Anche questa volta il maltempo giocò un ruolo determinante: il terreno scivoloso condizionò le attività della Cavalleria limitata nella mobilità dalla presenza laterale di alberi e obbligata ad un difficile attacco frontale: era il 25 Ottobre del 1415, giorno di san Crispino.

Dopo un fitto scambio di Ambascerie che intavolassero improbabili trattative, gli indugi furono rotti: avanzando fino a poche centinaia di metri dagli avversari, Enrico ordinò ai suoi Arcieri di fissare ed inclinare i loro pali e di scoccare con i temuti archilunghi la prima salva di frecce. Stando alle cronache coeve, essa fece oscurare il cielo. Per contro, lungi dall'impegnare i Balestrieri per proteggere l'affondo, la Cavalleria francese rincorse l'irrinunciabile privilegio di lanciarsi subito e con le insegne ben in vista: quella che era stata sempre considerata una delle Armi più potenti nello scenario militare europeo dell'epoca subì una ulteriore e cocente umiliazione, poiché la pioggia insistente ne vanificò la mitica potenza quando i cavalli crollarono sotto le linee nemiche e i soldati appiedati non potettero né alzarsi né difendersi, a causa della imponente armatura.

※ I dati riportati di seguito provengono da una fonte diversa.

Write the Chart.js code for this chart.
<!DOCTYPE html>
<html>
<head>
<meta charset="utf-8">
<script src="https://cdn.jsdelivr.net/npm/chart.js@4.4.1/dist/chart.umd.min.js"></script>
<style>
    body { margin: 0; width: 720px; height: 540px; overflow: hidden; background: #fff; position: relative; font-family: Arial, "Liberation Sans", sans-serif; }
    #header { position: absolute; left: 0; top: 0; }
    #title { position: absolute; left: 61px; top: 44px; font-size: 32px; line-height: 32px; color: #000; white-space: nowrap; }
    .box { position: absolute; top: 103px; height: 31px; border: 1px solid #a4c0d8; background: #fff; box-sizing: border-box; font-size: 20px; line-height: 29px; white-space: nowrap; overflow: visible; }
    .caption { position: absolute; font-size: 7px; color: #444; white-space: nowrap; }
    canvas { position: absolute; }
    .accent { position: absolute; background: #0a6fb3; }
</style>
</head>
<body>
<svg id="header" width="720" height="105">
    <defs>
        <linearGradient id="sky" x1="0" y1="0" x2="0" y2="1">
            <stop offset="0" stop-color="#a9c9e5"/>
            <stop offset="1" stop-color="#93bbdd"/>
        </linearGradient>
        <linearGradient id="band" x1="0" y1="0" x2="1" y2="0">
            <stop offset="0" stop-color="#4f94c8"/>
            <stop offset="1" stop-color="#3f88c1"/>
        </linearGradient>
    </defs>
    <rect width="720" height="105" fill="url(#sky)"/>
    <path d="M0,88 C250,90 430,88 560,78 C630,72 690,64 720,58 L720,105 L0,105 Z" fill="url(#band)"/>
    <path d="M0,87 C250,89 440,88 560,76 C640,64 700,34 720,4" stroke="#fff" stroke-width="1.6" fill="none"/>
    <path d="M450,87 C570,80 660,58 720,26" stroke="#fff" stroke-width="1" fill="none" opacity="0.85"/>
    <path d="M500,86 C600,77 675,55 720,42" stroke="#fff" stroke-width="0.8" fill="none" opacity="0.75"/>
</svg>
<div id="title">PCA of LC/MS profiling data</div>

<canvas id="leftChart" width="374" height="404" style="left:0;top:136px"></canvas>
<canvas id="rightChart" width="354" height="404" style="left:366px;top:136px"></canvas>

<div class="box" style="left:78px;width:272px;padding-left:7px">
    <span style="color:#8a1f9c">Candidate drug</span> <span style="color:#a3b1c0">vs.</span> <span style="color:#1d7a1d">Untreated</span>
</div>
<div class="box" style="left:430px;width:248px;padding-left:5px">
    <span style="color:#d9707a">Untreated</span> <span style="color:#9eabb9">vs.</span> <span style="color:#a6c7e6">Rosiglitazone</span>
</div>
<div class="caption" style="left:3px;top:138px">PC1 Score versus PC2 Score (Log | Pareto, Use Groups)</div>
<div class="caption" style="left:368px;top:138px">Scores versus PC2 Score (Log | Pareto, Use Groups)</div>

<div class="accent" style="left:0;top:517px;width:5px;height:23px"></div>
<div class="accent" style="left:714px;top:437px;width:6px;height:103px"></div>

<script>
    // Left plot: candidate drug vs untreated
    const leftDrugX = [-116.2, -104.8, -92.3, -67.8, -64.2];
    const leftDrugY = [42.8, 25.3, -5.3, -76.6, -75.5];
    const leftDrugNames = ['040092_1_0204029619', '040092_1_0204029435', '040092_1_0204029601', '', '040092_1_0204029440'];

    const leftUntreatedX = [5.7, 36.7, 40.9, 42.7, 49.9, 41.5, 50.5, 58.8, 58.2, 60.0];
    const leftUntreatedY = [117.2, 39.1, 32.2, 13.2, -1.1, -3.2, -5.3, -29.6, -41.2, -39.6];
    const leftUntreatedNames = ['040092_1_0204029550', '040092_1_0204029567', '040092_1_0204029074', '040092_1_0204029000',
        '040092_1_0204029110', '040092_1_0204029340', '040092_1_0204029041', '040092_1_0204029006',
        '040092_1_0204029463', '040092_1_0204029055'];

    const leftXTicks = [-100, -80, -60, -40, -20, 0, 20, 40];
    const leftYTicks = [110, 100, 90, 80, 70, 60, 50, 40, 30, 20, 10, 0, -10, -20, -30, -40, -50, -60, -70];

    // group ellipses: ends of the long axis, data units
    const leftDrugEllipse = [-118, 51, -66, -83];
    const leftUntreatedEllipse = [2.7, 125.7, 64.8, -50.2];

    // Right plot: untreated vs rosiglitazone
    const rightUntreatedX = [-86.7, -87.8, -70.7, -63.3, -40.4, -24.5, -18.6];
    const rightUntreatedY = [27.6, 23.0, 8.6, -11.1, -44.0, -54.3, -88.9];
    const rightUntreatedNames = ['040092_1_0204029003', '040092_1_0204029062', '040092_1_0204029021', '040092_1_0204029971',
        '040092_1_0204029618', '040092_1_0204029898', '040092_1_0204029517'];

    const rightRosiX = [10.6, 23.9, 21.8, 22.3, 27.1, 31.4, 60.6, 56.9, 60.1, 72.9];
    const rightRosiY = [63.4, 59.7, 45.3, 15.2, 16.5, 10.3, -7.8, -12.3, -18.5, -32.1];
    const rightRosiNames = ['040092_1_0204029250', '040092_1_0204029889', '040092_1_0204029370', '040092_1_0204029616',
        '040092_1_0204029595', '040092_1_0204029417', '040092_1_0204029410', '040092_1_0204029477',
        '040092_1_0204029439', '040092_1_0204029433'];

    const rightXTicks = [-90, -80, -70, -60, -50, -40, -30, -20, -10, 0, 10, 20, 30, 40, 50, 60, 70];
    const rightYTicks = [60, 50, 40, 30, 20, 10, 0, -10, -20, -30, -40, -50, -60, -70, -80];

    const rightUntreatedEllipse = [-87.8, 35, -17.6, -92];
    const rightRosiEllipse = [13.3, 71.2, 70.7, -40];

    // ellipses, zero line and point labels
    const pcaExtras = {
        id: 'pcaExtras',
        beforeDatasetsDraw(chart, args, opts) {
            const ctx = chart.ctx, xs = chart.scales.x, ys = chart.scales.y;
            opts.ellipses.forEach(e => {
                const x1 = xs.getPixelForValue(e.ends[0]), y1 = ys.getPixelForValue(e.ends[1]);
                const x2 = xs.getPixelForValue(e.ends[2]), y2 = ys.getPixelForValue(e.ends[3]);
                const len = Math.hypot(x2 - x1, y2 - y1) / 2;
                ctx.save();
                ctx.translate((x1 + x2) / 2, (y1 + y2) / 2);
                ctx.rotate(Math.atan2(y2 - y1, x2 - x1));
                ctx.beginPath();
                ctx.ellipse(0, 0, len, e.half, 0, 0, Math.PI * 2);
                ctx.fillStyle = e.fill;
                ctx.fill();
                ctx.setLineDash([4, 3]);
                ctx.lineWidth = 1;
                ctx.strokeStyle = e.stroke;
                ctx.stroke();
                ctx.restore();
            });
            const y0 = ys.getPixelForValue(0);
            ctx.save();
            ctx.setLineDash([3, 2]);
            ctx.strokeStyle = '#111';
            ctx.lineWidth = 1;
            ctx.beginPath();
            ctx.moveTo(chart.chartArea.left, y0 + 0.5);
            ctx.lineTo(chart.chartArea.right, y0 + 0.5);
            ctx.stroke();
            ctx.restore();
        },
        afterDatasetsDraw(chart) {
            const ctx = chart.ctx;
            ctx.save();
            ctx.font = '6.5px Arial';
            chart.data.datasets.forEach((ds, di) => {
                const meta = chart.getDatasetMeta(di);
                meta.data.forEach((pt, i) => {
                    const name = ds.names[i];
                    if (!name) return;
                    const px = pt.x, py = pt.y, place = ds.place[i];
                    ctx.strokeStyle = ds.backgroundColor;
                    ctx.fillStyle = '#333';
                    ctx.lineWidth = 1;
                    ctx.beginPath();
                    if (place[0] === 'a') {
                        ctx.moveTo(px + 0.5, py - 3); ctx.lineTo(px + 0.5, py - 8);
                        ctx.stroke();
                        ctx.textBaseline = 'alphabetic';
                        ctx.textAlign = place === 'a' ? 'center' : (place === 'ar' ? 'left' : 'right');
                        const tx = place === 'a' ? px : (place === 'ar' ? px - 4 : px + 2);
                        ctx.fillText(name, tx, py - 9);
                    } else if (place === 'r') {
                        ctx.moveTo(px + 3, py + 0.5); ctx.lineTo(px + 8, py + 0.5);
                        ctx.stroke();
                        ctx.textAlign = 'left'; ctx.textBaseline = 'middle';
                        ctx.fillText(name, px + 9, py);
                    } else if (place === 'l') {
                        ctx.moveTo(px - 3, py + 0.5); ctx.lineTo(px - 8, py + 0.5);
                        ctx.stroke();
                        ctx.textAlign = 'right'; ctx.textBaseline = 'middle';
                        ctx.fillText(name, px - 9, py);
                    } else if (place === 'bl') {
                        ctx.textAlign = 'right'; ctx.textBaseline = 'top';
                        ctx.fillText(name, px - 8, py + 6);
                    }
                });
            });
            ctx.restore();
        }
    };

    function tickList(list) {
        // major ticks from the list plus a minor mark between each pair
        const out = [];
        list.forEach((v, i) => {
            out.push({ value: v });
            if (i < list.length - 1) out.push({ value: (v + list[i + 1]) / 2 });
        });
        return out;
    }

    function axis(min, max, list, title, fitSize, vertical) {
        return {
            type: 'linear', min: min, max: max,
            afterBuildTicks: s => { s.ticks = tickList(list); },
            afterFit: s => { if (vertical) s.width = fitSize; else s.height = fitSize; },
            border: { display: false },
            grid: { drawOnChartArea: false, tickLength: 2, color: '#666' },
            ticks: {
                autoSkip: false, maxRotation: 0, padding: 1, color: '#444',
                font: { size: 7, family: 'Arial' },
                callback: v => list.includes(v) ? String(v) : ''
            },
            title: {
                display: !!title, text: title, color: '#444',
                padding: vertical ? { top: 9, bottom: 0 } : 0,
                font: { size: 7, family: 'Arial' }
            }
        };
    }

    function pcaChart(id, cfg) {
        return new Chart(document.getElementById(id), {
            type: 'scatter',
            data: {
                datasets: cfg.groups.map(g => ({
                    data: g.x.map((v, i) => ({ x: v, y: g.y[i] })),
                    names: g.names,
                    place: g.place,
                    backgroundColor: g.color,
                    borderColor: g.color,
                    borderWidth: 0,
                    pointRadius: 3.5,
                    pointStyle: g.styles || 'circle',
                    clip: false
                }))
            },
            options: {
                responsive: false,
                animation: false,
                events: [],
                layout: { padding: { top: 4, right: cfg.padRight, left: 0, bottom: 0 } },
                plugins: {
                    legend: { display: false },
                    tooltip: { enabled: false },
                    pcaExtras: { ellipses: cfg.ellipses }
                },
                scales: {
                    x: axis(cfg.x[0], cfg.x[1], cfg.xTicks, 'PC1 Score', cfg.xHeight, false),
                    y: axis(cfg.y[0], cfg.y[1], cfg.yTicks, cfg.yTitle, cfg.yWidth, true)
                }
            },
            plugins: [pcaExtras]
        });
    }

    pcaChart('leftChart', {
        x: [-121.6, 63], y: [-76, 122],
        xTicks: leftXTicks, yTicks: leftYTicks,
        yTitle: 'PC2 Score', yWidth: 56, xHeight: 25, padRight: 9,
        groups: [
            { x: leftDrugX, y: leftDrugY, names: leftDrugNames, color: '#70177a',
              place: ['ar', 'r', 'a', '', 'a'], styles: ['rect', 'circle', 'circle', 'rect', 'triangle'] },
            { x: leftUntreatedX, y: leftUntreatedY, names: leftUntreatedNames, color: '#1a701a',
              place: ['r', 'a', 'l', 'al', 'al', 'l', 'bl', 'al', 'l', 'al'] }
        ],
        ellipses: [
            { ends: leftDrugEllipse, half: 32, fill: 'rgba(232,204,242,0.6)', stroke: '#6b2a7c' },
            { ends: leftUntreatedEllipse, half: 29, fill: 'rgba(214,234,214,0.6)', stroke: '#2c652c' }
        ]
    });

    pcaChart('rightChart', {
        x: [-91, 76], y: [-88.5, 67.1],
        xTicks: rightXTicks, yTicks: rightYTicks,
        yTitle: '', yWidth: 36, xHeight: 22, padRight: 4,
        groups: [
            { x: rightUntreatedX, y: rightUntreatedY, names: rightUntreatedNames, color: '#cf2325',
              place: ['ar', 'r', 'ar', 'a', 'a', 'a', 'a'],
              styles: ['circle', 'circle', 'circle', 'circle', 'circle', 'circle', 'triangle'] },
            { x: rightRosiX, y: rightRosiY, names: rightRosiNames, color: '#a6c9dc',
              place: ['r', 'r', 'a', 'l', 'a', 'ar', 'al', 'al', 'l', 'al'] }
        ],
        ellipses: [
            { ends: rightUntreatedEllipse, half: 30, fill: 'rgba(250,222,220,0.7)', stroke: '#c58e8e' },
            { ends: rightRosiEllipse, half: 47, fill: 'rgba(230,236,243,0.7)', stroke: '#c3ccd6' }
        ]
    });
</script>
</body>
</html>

L'Orifiamma portato da Guillaume de Martel finì nella polvere: la disordinata mischia si risolse in sole tre ore malgrado le forze in campo fossero nettamente sbilanciate in favore dei Francesi, i cui principali Ufficiali furono atterrati. Sul campo straripante di cadaveri, furono tratti moltissimi prigionieri tra i quali il Maresciallo Le Maingre e il Duca di Orléans; ma la battaglia non era conclusa: dalle retrovie inglesi giunse voce che un gruppo di avversari provenienti dal vicino castello e guidati da Ysambart d'Anzicourt aveva assalito e razziato il Quartier Generale portando via anche la corona di Enrico V che, temendo un accerchiamento, ordinò il massacro degli ostaggi.

L'eccidio cessò solo quando si comprese che l'azione era isolata; ma a quel punto, incapaci di sfruttare il vantaggio numerico e di mantenere la disciplina, i Francesi erano già stati annientati: il Connestabile non aveva saputo imporre la sua autorità ai Nobili.

In conseguenza dell'ennesima disfatta, nel 1420, fu firmata la Pace di Troyes in cui Carlo VI diseredò il figlio Carlo di Valois e designò alla successione Enrico V, cui dette in sposa la figlia Caterina. Ma nel 1422 entrambi i Sovrani si spensero: secondo gli accordi fissati, la corona francese passò ad Enrico di Lancaster; ma Carlo di Valois rinnegò l'intesa e guidò la Francia verso la riscossa nazionale: il 17 Luglio del 1429 fu incoronato a Reims col nome di Carlo VII mentre ai nemici restava la sola Calais.

Il 18 giugno precedente s'era combattuta la Battaglia di Patay: una delle più cruente della Guerra dei Cent'Anni. Dopo il soccorso prestato all'assediata Orléans, i Francesi avevano riconquistato diverse roccaforti nella valle della Loira assumendo il controllo di postazioni strategiche per l'assalto ai territori inglesi e borgognoni a Nord.

La cosidetta Campagna della Loira fondò su cinque azioni militari: l'assedio d'Orléans; la Battaglia di Jargeau; la Battaglia di Meung–sur-Loire; la Battaglia di Beaugency; quella Battaglia di Patay di importanza pari allo scontro di Azincourt. Gli Inglesi vi posero in essere le medesime tattiche ma questa volta, già vittoriosi a Jargeau, Meung-sur-Loire e Beaugency, i Francesi decimarono gli Arcieri nemici dei quali colsero il punto di vulnerabilità nella sostanziale incapacità difensiva nei combattimenti ravvicinati, a causa dell'equipaggiamento leggero.

Dopo il crollo di Orléans, gli Inglesi mossero da Parigi ma, perduto il controllo di ben tre ponti, si arresero a Beaugency il giorno prima dell'arrivo delle truppe di rinforzo comandate da Jhon Falstoff: gli uomini di Carlo VII si fermarono in prossimità di Meung-sur-Loire mentre gli avversari, guidati da Giovanni Talbot Conte di Shrewsbury e Tommaso Scales si acquartieravano nei pressi del borgo di Patay. Un'avanguardia di circa mille e cinquecento unità comandate da La Hire e Poton de Xaintrailles attaccò a sorpresa i nemici, sterminandoli e, finalmente, l'assalto frontale di Cavalleria riportò risultati sensazionali: Talbot fu catturato con molti altri Aristocratici. Giovanni di Bedford gli fece carico della sconfitta e lo defraudò dello status di Cavaliere, spianando la via alla pessima reputazione di Falstoff: l'offensiva subìta lungo la Loira sottrasse prestigio a Comandanti inglesi e i Francesi poterono marciare verso Rheims ed incoronarvi il Delfino.